10 reasons why pre-service training is like kindergarten
Every Peace Corps Volunteer goes through three months of pre-service training (PST) to get prepared for the two-year service experience ahead of them.
PST includes everything from language and safety trainings to getting to know the culture of your host country — and everyone lives with a host family. From packed lunches to over-protective parents, here's my list for how PST reminds me of some of my earliest memories.
1. On my first day at my home stay, my father writes out a card detailing all of the family’s names, their ages and my village name. If I get lost, I am to show people the card so I can get help finding my way home.
2. I dutifully recite to my parents every day where I’m going, what I’ll be doing and when I’m going to come back.

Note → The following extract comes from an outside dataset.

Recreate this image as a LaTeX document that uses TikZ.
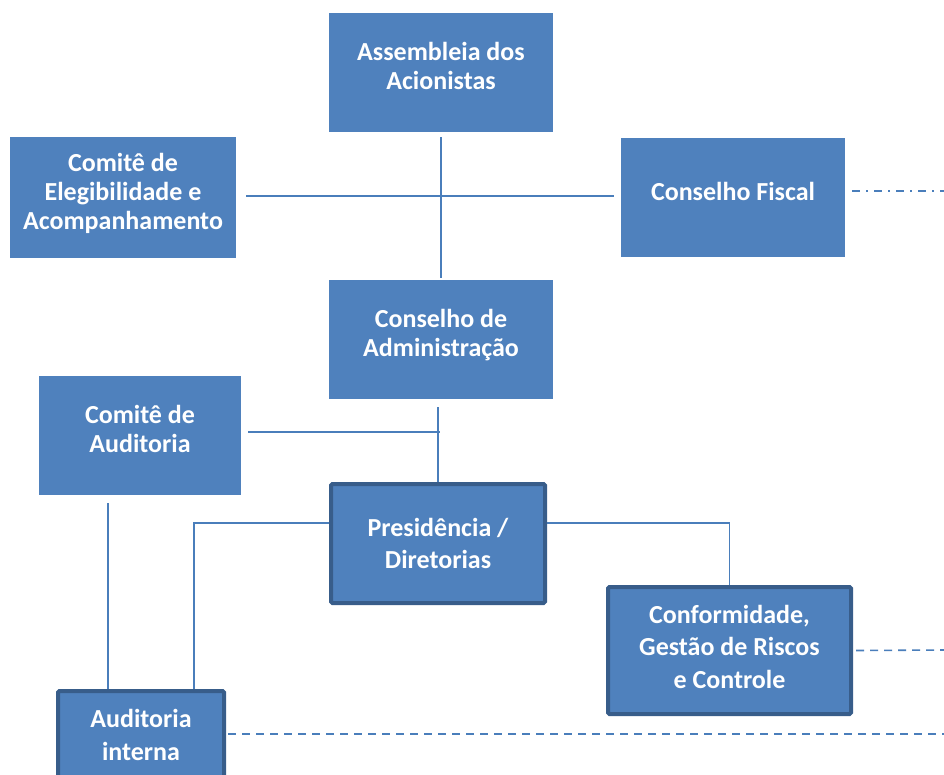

3. My classmates and I compare notes on what our moms cook for us at home. Everyone is jealous that I get a soda occasionally for lunch.
4. This is nothing compared with the envy that shows when I proudly announce that I have had hot dogs one day.

5. I bike to school wearing a bright red helmet visible from space (Peace Corps policy — the helmet, not the color. The color was just unfortunate).
6. My dad tells me it is important to have friends, because it is a sad life without friends.
7. I am not allowed to be out after dark.
8. I go to sleep at around 9 p.m. some nights. On weekends.
9. Few things make me happier than drinking an ice-cold orange soda.
10. The only things I talk about now are poop, food and bugs. In that order.